Владислав Романович смолк под воздействием мучительного своего положения. Он ощущал себя больным, хотя был абсолютно здоров и как некоторые искусствоведы поговаривают: «Гении больны телом, но свободны душой» так можно было сопоставить в этом отношении и Владислава Романовича с остальными «больными гениями» и признать в какой-то мере то, что Владислав Романович был одаренным, но увы, против своей воли, скорее даже насильственно одаренным, отличным от остальных своим талантом, который себя никак не оправдал.

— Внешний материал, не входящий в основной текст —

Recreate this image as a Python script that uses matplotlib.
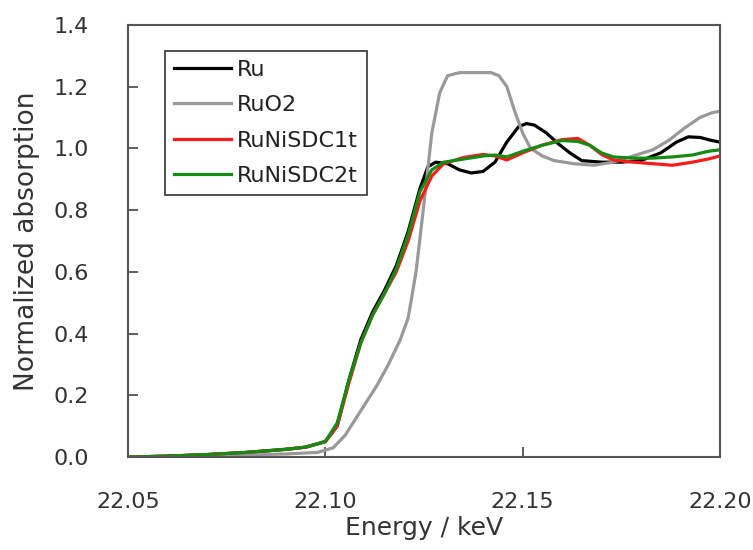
import matplotlib
matplotlib.use("Agg")
import matplotlib.pyplot as plt

plt.rcParams['font.family'] = ['DejaVu Sans']

# Ru foil
ru_e = [22.05, 22.06, 22.07, 22.08, 22.09, 22.095, 22.10, 22.103, 22.106, 22.109,
        22.112, 22.115, 22.118, 22.121, 22.124, 22.126, 22.128, 22.131, 22.134, 22.137,
        22.140, 22.143, 22.146, 22.149, 22.151, 22.153, 22.156, 22.159, 22.162, 22.165,
        22.170, 22.175, 22.180, 22.185, 22.189, 22.192, 22.195, 22.198, 22.20]
ru_v = [0.0, 0.003, 0.008, 0.015, 0.025, 0.032, 0.05, 0.10, 0.25, 0.38,
        0.47, 0.54, 0.62, 0.73, 0.87, 0.94, 0.955, 0.95, 0.93, 0.92,
        0.925, 0.955, 1.02, 1.07, 1.08, 1.075, 1.05, 1.015, 0.985, 0.96,
        0.955, 0.955, 0.96, 0.985, 1.02, 1.037, 1.035, 1.025, 1.02]

# RuO2
ruo2_e = [22.05, 22.07, 22.09, 22.098, 22.102, 22.105, 22.109, 22.113, 22.116, 22.119,
          22.121, 22.123, 22.125, 22.127, 22.129, 22.131, 22.134, 22.138, 22.142, 22.144,
          22.146, 22.148, 22.150, 22.152, 22.155, 22.158, 22.163, 22.168, 22.173, 22.178,
          22.183, 22.187, 22.191, 22.195, 22.198, 22.20]
ruo2_v = [0.0, 0.003, 0.01, 0.015, 0.03, 0.07, 0.15, 0.23, 0.30, 0.38,
          0.45, 0.60, 0.82, 1.05, 1.18, 1.235, 1.245, 1.245, 1.245, 1.235,
          1.20, 1.12, 1.05, 1.0, 0.975, 0.96, 0.95, 0.945, 0.955, 0.975,
          0.995, 1.025, 1.065, 1.10, 1.115, 1.12]

# RuNiSDC samples
dc_e = [22.05, 22.06, 22.07, 22.08, 22.09, 22.095, 22.10, 22.103, 22.106, 22.109,
        22.112, 22.115, 22.118, 22.121, 22.124, 22.127, 22.130, 22.135, 22.140, 22.143,
        22.146, 22.150, 22.155, 22.160, 22.164, 22.167, 22.170, 22.173, 22.178, 22.183,
        22.188, 22.193, 22.197, 22.20]
dc1_v = [0.0, 0.003, 0.008, 0.015, 0.025, 0.032, 0.05, 0.10, 0.24, 0.37,
         0.46, 0.53, 0.60, 0.70, 0.83, 0.91, 0.95, 0.97, 0.98, 0.975,
         0.962, 0.985, 1.01, 1.028, 1.032, 1.01, 0.98, 0.962, 0.955, 0.95,
         0.945, 0.955, 0.965, 0.975]
dc2_v = [0.0, 0.003, 0.008, 0.015, 0.025, 0.032, 0.05, 0.11, 0.25, 0.37,
         0.46, 0.53, 0.61, 0.72, 0.86, 0.93, 0.955, 0.965, 0.975, 0.978,
         0.972, 0.99, 1.01, 1.025, 1.022, 1.01, 0.985, 0.972, 0.968, 0.968,
         0.972, 0.978, 0.99, 0.995]

x_ticks = [22.05, 22.10, 22.15, 22.20]
y_ticks = [0.0, 0.2, 0.4, 0.6, 0.8, 1.0, 1.2, 1.4]

fig = plt.figure(figsize=(7.53, 5.5), dpi=100)
ax = fig.add_axes([0.170, 0.169, 0.786, 0.786])

lw = 2.3
ax.plot(ru_e, ru_v, color='black', lw=lw, label='Ru')
ax.plot(ruo2_e, ruo2_v, color='#999999', lw=lw, label='RuO2')
ax.plot(dc_e, dc1_v, color='#ff1a1a', lw=lw, label='RuNiSDC1t')
ax.plot(dc_e, dc2_v, color='#148c14', lw=lw, label='RuNiSDC2t')

ax.set_xlim(22.05, 22.20)
ax.set_ylim(0, 1.4)
ax.set_xticks(x_ticks)
ax.set_xticklabels(['%.2f' % t for t in x_ticks])
ax.set_yticks(y_ticks)
ax.set_yticklabels(['%.1f' % t for t in y_ticks])
ax.tick_params(direction='in', length=7, width=1.2, colors='#444444',
               labelcolor='#333333', labelsize=16)
ax.tick_params(axis='x', pad=25)
ax.tick_params(axis='y', pad=28)
for s in ax.spines.values():
    s.set_color('#555555')
    s.set_linewidth(1.5)

ax.set_xlabel('Energy / keV', fontsize=18, color='#333333', labelpad=3)
ax.set_ylabel('Normalized absorption', fontsize=19, color='#333333', labelpad=10)

leg = ax.legend(loc='upper left', bbox_to_anchor=(0.0625, 0.94), borderaxespad=0,
                fontsize=16, frameon=True, fancybox=False, handlelength=2.55,
                handletextpad=0.28, labelspacing=0.7, borderpad=0.4,
                labelcolor='#222222')
leg.get_frame().set_edgecolor('#333333')
leg.get_frame().set_linewidth(1.2)
leg.get_frame().set_alpha(1)

fig.savefig('out.png', dpi=100)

Лежа на кровати под крики детей и Марьи Вадимовны, Владиславу Романовичу все же удалось отвлечься от громогласной суеты и ненастного шума, исходившего снаружи и беспрепятственно проникавшего внутрь, в самую глубину его сознания. Чем можно было отвлечь эту сломленную душу? Только любовью. И действительно, стоило ему услышать сначала запах деревьев, а затем и звук шелеста тысячи листьев на нем как этот звук моментально сообщил ему успокоение, невольно проявил улыбку на его угрюмом лице и возбудил в нем чувство любви. Не проявлявшееся долгие годы и давно забытое, чувство это нисходило на него с самых небес и ласкало подобно ветру его бледную от недостатка солнца и прогулок кожу, дряблую не по годам, обветренную постоянными ночными сквозняками, исцарапанную чесоткой, болезненную от плохого аппетита, и умирая Владислав Романович начал оживляться, приходить в себя, любить и торжествовать над ненавистью, над смертью тела и души так словно он никогда не подвергался злостным нападкам внешнего мира что так рьяно повергал Владислава Романовича в самое отчаянное состояние и заставлял его сомневаться в дальнейшей способности сосуществовать вместе с остальными его обитателями.